L'atmosphère du conte est à cheval entre le fantastique et le réel, comme un pied dans un rêve et l'autre dans l'éveil. La frontière est volontairement brouillée: les événements fantastiques du récit sont-ils le fruit de l'esprit endormi de Marie ou sont-ils la réalité? Et quel rôle joue Drosselmayer, celui d'un guide dans les aventures de la petite fille ou d'un simple observateur de ses aventures? Les deux sont possibles. C'est sur cette fine ligne que joue le texte et c'est très bien fait.
Marie est une petite fille qui n'a pas beaucoup de personnalité, mais sur lequel repose quand même le récit. Elle est naïve et est facilement éblouie, mais a un coeur d'or: un archétype féminin donc, plus qu'un personnage, mais comme on est dans un conte, ça passe. Elle prend grand-soin de son Casse-Noisette lorsqu'il est brisé, ce qui mènera à la suite de ses aventures. Elle n'y prend pas une part active, sauf au moment où elle lance un coussin au Roi des souris pour sauver son Casse-Noisette.
Le conte n'a pas été écrit pour des enfants et certains éléments sont plus sombres, mais il n'y a rien pour effrayer un petit lecteur moderne. Par contre, il faudra prévoir plusieurs jours de lecture parce que le récit est assez long. Il y a quelques longueurs, surtout dans la dernière partie, mais rien de majeur. Le style par contre est celui d'un texte du début du XIXe siècle: un peu vieillot par moment. N'empêche, certains éléments, comme les automates de Drosselmayer sont fascinants et donnent une idée de l'imaginaire débridé de l'auteur. Il a d'ailleurs écrit un autre conte, lui aussi adapté en ballet, où il pousse encore plus loin ses idées dans le domaine.
La dernière partie, assez longue et surtout descriptive est consacré au voyage de Marie et Casse-Noisette au pays des poupées et des bonbons et n'est pas fait pour les gens au régime: les descriptions de friandises, plus alléchantes les unes que les autres durent des pages et des pages. On a l'eau à la bouche à la lecture.
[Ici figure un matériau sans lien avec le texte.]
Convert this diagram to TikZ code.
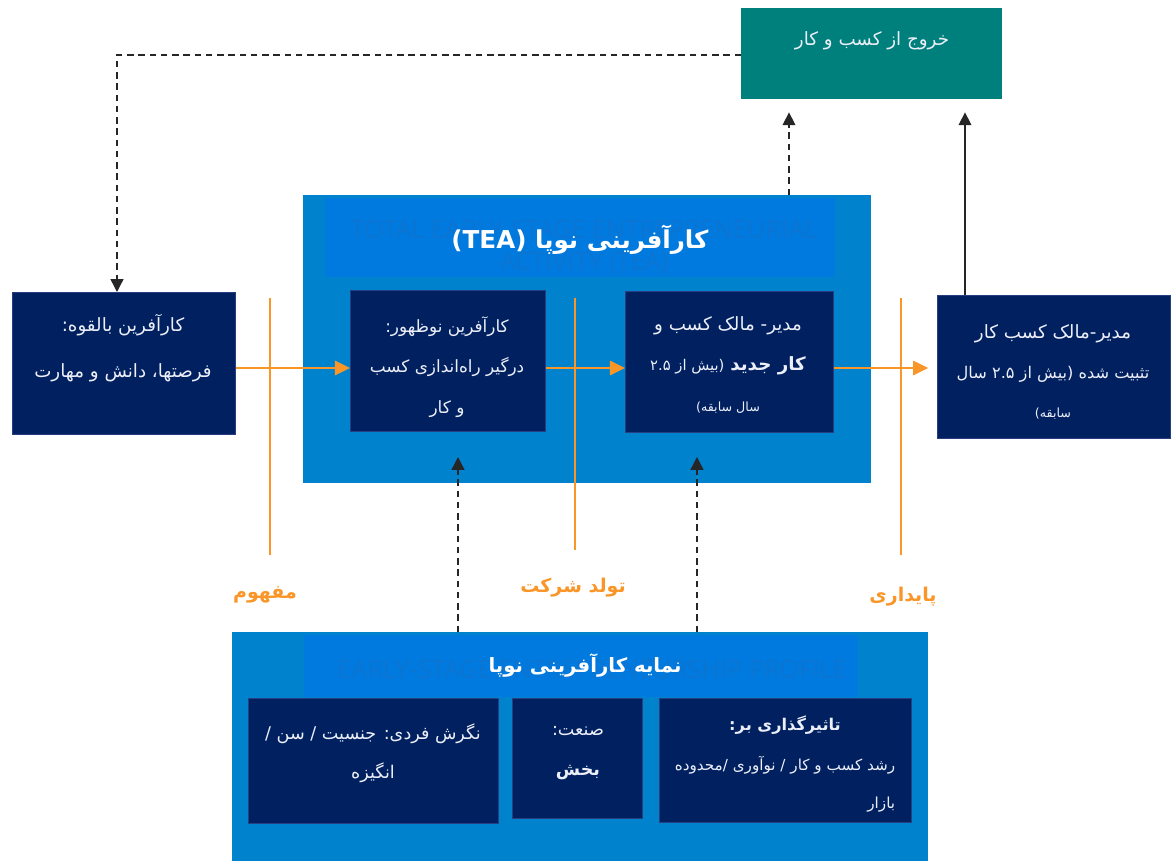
\documentclass[tikz,border=0pt]{standalone}
\usepackage{fontspec}
\setmainfont{DejaVu Sans}
\newfontfamily\fa[Script=Arabic]{DejaVu Sans}
\newfontfamily\wmfont{Open Sans}
\TeXXeTstate=1
\usetikzlibrary{arrows.meta}
\definecolor{navyc}{RGB}{0,32,96}
\definecolor{navyedge}{RGB}{40,62,130}
\definecolor{teac}{RGB}{0,130,204}
\definecolor{bandc}{RGB}{0,122,222}
\definecolor{wmc}{RGB}{12,116,210}
\definecolor{tealc}{RGB}{0,128,124}
\definecolor{orangec}{RGB}{250,150,40}
\definecolor{txtc}{RGB}{236,239,248}
\newcommand{\RL}[1]{{\fa\beginR #1\endR}}
\begin{document}
\begin{tikzpicture}[x=0.025cm,y=-0.025cm,
  boxbase/.style={inner sep=0pt, anchor=north west},
  navybox/.style={boxbase, fill=navyc, draw=navyedge, line width=0.6pt},
  teabox/.style={boxbase, fill=teac},
  bandbox/.style={boxbase, fill=bandc},
  exitbox/.style={boxbase, fill=tealc},
  btext/.style={text=txtc, align=center, inner sep=0pt, font=\fa\fontsize{13}{30}\selectfont},
  wmtext/.style={text=wmc, align=center, inner sep=0pt, font=\wmfont\fontsize{18}{23}\selectfont},
  olab/.style={text=orangec, inner sep=0pt, font=\fa\bfseries\fontsize{13.5}{16}\selectfont},
  ovline/.style={draw=orangec, line width=2pt},
  oarrow/.style={draw=orangec, line width=1.5pt, -{Triangle[length=0.38cm,width=0.36cm]}},
  darr/.style={draw=black!85, line width=1pt, dash pattern=on 4.5pt off 3.5pt, -{Triangle[length=0.32cm,width=0.32cm]}},
  sarr/.style={draw=black!85, line width=1pt, -{Triangle[length=0.32cm,width=0.32cm]}}
]
\useasboundingbox[fill=white] (0,0) rectangle (1172,861);

% TEA box
\node[teabox, minimum width=14.2cm, minimum height=7.2cm] (tea) at (303,195) {};
\node[bandbox, minimum width=12.75cm, minimum height=1.975cm] (teaband) at (325,198) {};
\node[wmtext] (teawm) at (584,247) {TOTAL EARLY-STAGE ENTREPRENEURIAL\\ACTIVITY (TEA)};
\node[text=white, inner sep=0pt, font=\fa\bfseries\fontsize{17.5}{22}\selectfont] (teaT) at (580,240) {\RL{کارآفرینی نوپا \beginL(TEA)\endL}};

% inner boxes
\node[navybox, minimum width=4.875cm, minimum height=3.525cm] (emerg) at (350,290) {};
\node[btext, font=\fa\fontsize{12}{29}\selectfont] (emergT) at (447,367) {\RL{کارآفرین نوظهور:}\\\RL{درگیر راه‌اندازی کسب}\\\RL{و کار}};
\node[navybox, minimum width=5.2cm, minimum height=3.525cm] (newown) at (625,291) {};
\node[btext, font=\fa\fontsize{13}{29}\selectfont] (newownT) at (728,365) {\RL{مدیر- مالک کسب و}\\\RL{\textbf{کار جدید} {\fontsize{10.5}{10}\selectfont (بیش از ۲.۵}}\\\RL{{\fontsize{9}{10}\selectfont سال سابقه)}}};

% orange middle line (over TEA box)
\draw[ovline] (575,298) -- (575,550);

% left box
\node[navybox, minimum width=5.575cm, minimum height=3.55cm] (pot) at (12,292) {};
\node[btext, font=\fa\fontsize{13}{33}\selectfont] (potT) at (123,348) {\RL{کارآفرین بالقوه:}\\\RL{فرصتها، دانش و مهارت}};

% right box
\node[navybox, minimum width=5.825cm, minimum height=3.575cm] (estab) at (937,295) {};
\node[btext, font=\fa\fontsize{13}{28}\selectfont] (estabT) at (1053,372) {\RL{مدیر-مالک کسب  کار}\\\RL{{\fontsize{11.5}{12}\selectfont تثبیت شده (بیش از ۲.۵ سال}}\\\RL{{\fontsize{9}{10}\selectfont سابقه)}}};

% exit box
\node[exitbox, minimum width=6.525cm, minimum height=2.275cm] (exit) at (741,8) {};
\node[btext, font=\fa\fontsize{13}{14}\selectfont] (exitT) at (872,41) {\RL{خروج از کسب و کار}};

% profile box
\node[teabox, minimum width=17.4cm, minimum height=5.75cm] (prof) at (232,632) {};
\node[bandbox, minimum width=13.85cm, minimum height=1.55cm] (profband) at (304,635) {};
\node[wmtext] (profwm) at (592,669) {EARLY-STAGE ENTREPRENEURSHIP PROFILE};
\node[text=white, inner sep=0pt, font=\fa\bfseries\fontsize{14}{18}\selectfont] (profT) at (585,665) {\RL{نمایه کارآفرینی نوپا}};

\node[navybox, minimum width=6.25cm, minimum height=3.125cm] (indiv) at (248,698) {};
\node[btext, font=\fa\fontsize{12.5}{28}\selectfont] (indivT) at (373,753) {\RL{نگرش فردی: جنسیت / سن /}\\\RL{انگیزه}};
\node[navybox, minimum width=3.25cm, minimum height=3.0cm] (indus) at (512,698) {};
\node[btext, font=\fa\fontsize{12.5}{28}\selectfont] (indusT) at (578,753) {\RL{صنعت:}\\\RL{\textbf{بخش}}};
\node[navybox, minimum width=6.3cm, minimum height=3.1cm] (impact) at (659,698) {};
\node[btext, font=\fa\bfseries\fontsize{11.5}{14}\selectfont] (impactT) at (785,725) {\RL{تاثیرگذاری بر:}};
\node[btext, align=right, font=\fa\fontsize{10.8}{27}\selectfont] (impactT2) at (785,784) {\RL{رشد کسب و کار / نوآوری /محدوده}\\\RL{بازار}};

% orange lines and arrows
\draw[ovline] (270,298) -- (270,555);
\draw[ovline] (901,298) -- (901,555);
\coordinate (hy) at (0,368);
\draw[oarrow] (pot.east |- hy) -- (emerg.west |- hy);
\draw[oarrow] (emerg.east |- hy) -- (newown.west |- hy);
\draw[oarrow, shorten >=0.22cm] (newown.east |- hy) -- (estab.west |- hy);

\node[olab] (lab1) at (265,595) {\RL{مفهوم}};
\node[olab] (lab2) at (573,588) {\RL{تولد شرکت}};
\node[olab] (lab3) at (903,597) {\RL{پایداری}};

% black connectors
\coordinate (t1) at (458,457);
\coordinate (t2) at (697,457);
\draw[darr] (prof.north -| t1) -- (t1);
\draw[darr] (prof.north -| t2) -- (t2);
\coordinate (xa) at (789,0);
\coordinate (xb) at (965,0);
\draw[darr, shorten >=0.32cm] (tea.north -| xa) -- (exit.south -| xa);
\draw[sarr, shorten >=0.32cm] (estab.north -| xb) -- (exit.south -| xb);
\coordinate (corner) at (117,55);
\draw[darr] (exit.west |- corner) -- (corner) -- (pot.north -| corner);
\end{tikzpicture}
\end{document}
La fin du conte ramène le personnage de Casse-Noisette dans la réalité, brisant un sort et malgré son très jeune âge (7 ans à peine!), Casse-Noisette et Marie convolent en justes noces pour devenir les roi et reine du royaume des poupées et des bonbons. C'est le seul endroit du récit qui laisse poindre que tout n'était pas dans l'imagination de la petite fille, mais l'ombre de Drosselmayer reste très présente, alors le lecteur se pose la question: vérité ou surnaturel? Encore là, le conte n'est pas tout à fait clair, même si on souhaite bien à Marie son royaume, son prince Casse-Noisette et son royaume de bonbons.